## What the task asks
Keep only the lines where "this" appears.

○ ○ ○ ○ ○ ○ ○

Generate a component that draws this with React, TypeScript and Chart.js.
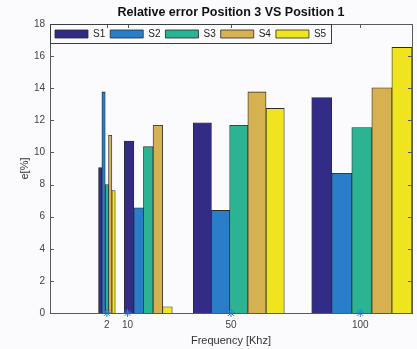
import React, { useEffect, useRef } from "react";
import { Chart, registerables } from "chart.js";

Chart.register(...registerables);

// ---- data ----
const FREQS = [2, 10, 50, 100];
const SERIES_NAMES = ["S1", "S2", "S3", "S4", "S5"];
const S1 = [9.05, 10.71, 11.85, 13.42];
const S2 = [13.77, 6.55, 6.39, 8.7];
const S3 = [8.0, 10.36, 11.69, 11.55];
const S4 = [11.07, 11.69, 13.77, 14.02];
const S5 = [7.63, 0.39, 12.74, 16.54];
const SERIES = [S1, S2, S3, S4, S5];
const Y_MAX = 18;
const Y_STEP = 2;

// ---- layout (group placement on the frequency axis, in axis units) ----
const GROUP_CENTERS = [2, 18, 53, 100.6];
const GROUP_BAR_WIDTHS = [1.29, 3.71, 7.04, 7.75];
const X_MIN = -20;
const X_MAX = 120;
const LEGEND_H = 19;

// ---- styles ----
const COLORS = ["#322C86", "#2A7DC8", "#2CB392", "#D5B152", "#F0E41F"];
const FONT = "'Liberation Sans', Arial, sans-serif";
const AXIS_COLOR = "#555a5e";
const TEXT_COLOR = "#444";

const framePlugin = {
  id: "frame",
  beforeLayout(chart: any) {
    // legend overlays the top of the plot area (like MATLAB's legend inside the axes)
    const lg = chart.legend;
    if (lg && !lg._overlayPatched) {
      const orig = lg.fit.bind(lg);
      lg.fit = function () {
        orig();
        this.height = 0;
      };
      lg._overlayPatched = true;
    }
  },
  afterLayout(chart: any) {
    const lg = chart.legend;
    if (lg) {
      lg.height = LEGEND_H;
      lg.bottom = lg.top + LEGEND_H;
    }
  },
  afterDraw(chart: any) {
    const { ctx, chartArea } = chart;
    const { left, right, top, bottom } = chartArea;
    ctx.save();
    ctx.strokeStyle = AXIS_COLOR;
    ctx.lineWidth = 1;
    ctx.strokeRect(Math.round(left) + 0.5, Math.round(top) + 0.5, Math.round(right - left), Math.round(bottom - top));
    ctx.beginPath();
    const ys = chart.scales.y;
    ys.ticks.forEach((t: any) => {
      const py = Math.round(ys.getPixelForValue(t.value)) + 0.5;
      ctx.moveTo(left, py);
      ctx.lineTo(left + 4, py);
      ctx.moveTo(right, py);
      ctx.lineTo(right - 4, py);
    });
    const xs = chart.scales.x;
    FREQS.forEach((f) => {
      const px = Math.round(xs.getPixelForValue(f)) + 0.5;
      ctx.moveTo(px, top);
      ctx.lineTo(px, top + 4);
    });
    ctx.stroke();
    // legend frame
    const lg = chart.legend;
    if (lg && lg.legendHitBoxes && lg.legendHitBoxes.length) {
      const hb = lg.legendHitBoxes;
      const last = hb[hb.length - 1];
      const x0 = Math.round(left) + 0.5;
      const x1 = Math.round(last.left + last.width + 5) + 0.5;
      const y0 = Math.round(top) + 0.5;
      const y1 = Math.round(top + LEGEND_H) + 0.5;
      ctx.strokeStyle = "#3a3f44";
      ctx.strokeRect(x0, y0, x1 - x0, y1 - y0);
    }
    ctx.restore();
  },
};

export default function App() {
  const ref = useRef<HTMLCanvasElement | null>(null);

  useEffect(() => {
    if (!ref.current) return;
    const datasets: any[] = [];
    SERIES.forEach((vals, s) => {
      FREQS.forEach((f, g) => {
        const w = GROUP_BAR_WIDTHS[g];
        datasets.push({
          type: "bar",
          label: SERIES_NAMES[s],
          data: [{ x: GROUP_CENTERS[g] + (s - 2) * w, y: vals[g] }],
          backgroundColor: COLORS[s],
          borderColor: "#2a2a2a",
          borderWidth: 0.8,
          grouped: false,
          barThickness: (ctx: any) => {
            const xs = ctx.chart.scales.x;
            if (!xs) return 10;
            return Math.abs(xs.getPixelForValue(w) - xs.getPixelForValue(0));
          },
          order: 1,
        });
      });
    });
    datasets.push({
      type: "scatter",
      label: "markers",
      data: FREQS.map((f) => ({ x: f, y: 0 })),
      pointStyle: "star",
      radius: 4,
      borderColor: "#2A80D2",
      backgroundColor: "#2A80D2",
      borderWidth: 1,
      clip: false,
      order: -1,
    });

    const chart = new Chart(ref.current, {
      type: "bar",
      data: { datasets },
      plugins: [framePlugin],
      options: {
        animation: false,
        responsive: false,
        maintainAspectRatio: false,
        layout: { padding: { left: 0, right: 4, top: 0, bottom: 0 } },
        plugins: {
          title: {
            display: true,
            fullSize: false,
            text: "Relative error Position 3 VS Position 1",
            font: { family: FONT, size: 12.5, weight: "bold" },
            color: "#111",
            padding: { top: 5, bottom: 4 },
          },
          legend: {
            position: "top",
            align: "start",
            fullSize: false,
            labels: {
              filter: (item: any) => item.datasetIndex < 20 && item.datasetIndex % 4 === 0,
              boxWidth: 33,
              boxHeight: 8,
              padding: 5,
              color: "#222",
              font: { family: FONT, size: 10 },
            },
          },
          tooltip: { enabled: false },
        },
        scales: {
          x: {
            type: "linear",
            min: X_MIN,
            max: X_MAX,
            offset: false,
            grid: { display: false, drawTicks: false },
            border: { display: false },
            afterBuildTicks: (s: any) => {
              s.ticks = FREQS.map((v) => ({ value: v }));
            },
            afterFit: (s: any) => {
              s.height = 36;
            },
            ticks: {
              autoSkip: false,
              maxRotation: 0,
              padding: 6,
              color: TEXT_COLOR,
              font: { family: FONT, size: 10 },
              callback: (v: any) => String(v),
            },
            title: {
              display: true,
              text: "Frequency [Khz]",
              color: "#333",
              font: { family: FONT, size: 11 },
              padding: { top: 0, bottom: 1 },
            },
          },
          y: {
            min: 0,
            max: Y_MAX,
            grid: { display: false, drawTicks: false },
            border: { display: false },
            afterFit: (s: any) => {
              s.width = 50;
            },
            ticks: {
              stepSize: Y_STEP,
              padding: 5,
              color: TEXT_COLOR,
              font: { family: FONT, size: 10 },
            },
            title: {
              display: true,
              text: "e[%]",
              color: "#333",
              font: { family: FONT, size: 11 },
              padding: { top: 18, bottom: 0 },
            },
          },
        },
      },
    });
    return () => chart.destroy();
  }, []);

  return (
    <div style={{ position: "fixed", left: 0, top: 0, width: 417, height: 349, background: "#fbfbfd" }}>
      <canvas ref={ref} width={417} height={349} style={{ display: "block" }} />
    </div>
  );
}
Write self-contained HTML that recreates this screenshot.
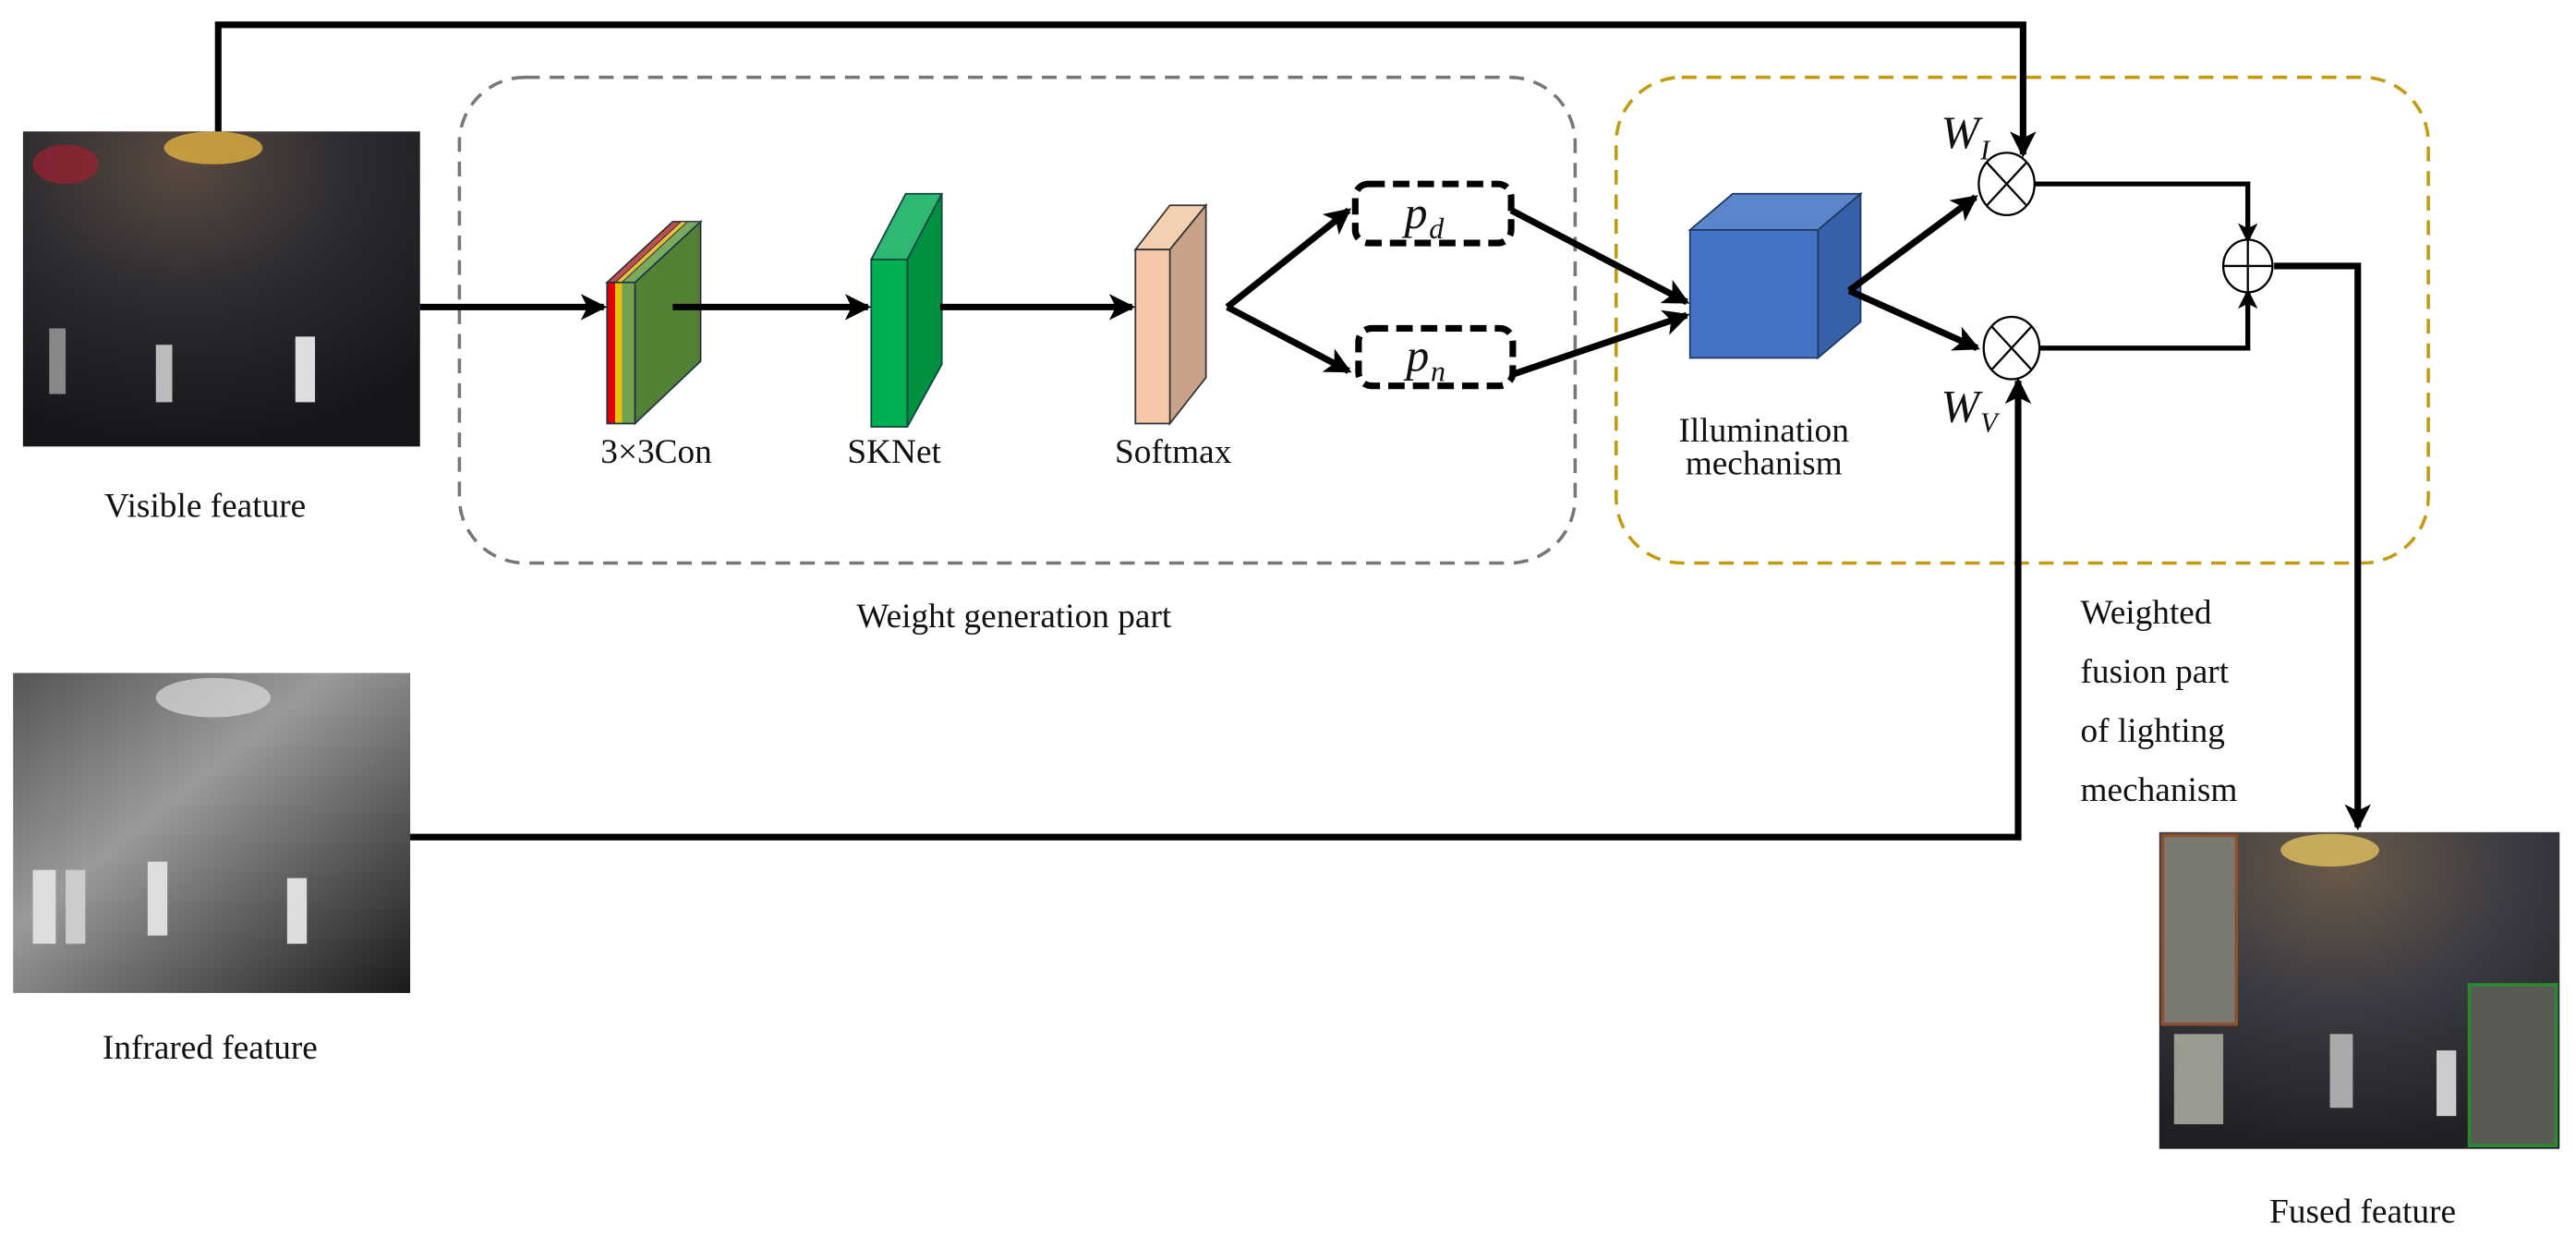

○ ○ ○ ○ ○ ○ ○

## The completed task
Generate a component that draws this with React, TypeScript and Chart.js.
        this.height = 0;
Write self-contained HTML that recreates this screenshot.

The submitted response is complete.